八幡謙介ギター教室in横浜講師のブログ

ギター講師八幡謙介がギターや音楽について綴るブログ。

バンドだけどバンドに見えない現象


八幡謙介ギター教室in横浜

先日、芸能関係で裏方をしている生徒さんとある話題で盛り上がりました。

それは、バンドに見えない問題です。

 

例えば、あるソロ歌手とバックバンドがライブをしているとします。

ステージセットやパフォーマンスなど、一生懸命バンド感を出しているのはわかるんですが、どうみてもヴォーカルと楽器隊に溝というか温度差があり、ヴォーカル+楽器隊という風にしか見えません。

まあそれならまだ頑張っているのが分かるのでいいんですが、もっとひどいのになるとその頑張りすら放棄して、完全に引いたところで演奏しているバンドもあります。

生バンドでパフォーマンスするアイドルのライブなども観れば一目瞭然でしょう。

 

また、プロにはあまりありませんが、アマチュアバンドなどで明らかに結束が緩いグループも、やはりバンドに見えないことがあります。

そういうバンドは後で聞くと、『この人だけなんか違うな』と感じたメンバーがサポートだったりすることがよくあります。
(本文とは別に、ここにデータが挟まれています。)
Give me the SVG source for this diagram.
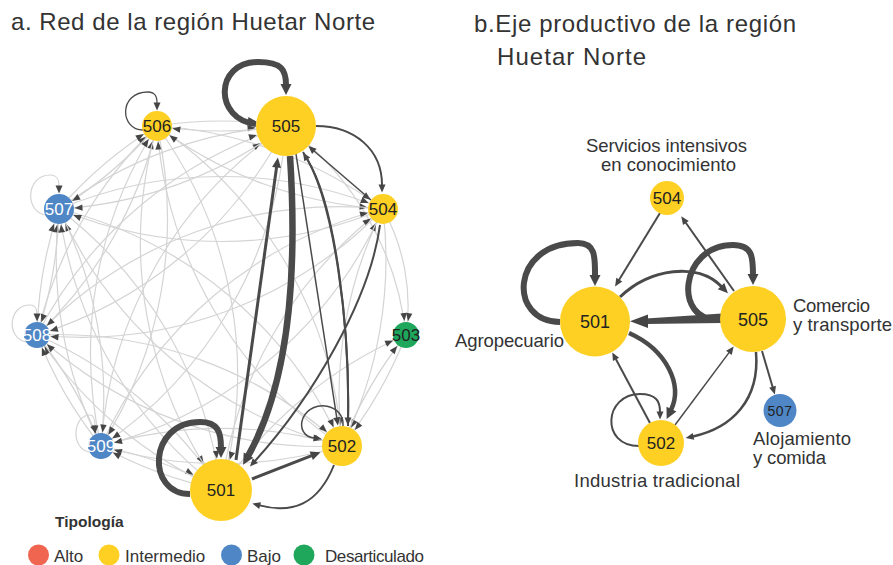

プロでもサポートメンバーや新メンバーだけバンドでちょっと浮いて見えることはあります。

そういう人(特に正規メンバーで入ったのに浮いて見える人)はわりとすぐ脱退してしまいます。

たぶん解雇でしょうが…。

それぐらい、観客として観れば明らかに違って見えています。

 

これはいったいどこから生まれる現象なのか?

同じステージで、同じ衣装を着て、ひとつの楽曲を一緒にパフォーマンスしているのに、なぜ浮いて見えたり、フロントマンと断絶して見えるのでしょうか??

まず、技術やリハーサルの密度ではないことは間違いありません。

そうした要素でバンド感が強くなるのなら、プロは皆バンドに見えているはずです。

では、ソロアーティスト+バックバンドがバンドに見えず、いわゆるバンドがバンドに見えるのはなぜなのか?

それはおそらく、一緒に過ごしてきた時間の密度と、そこから生まれる見えない結束感でしょう。

考えられるのはそこしかありません。

ソロアーティストとバックバンドがどれだけ密にリハーサルをこなしても、どれだけちゃんとコミュニケーションを取っていても、所詮は仕事上のことです。

まあ良くてプライベートでご飯に数回行ったりラインしたりぐらいでしょう。

バンドはその何百倍といった時間を一緒に過ごしています。

そこから見えない(けど見える)結束感が生まれ、それが違和感のないステージになるんでしょう。

もっと身近なところで言うと、見ただけで夫婦とか恋人だと分かるカップルっていますよね?

別に手をつないでいるわけでもなく、いちゃいちゃしていなくても。

それもバンドと同じで、一緒に過ごしてきた時間がにじみ出ているのでしょう。

 

と、こんなことが分かってきたのはごく最近です。

音楽関係者でもこの話が出来る人は若くても30後半でしょう。

若い人は分からなくて当たり前ですが、でもちょっと気になったらそういった観点からライブを観てください。

歳をとれば『これか!』と分かる日が来ると思います。

 

余談ですが、アイドルって新メンバー入れてもすぐ溶け込むんですよね……。

でんぱ組のねもちゃんとぺろりんもほとんど最初のステージから溶け込んでたし。

そういった意味でアイドルは本当に凄いと僕は尊敬しています。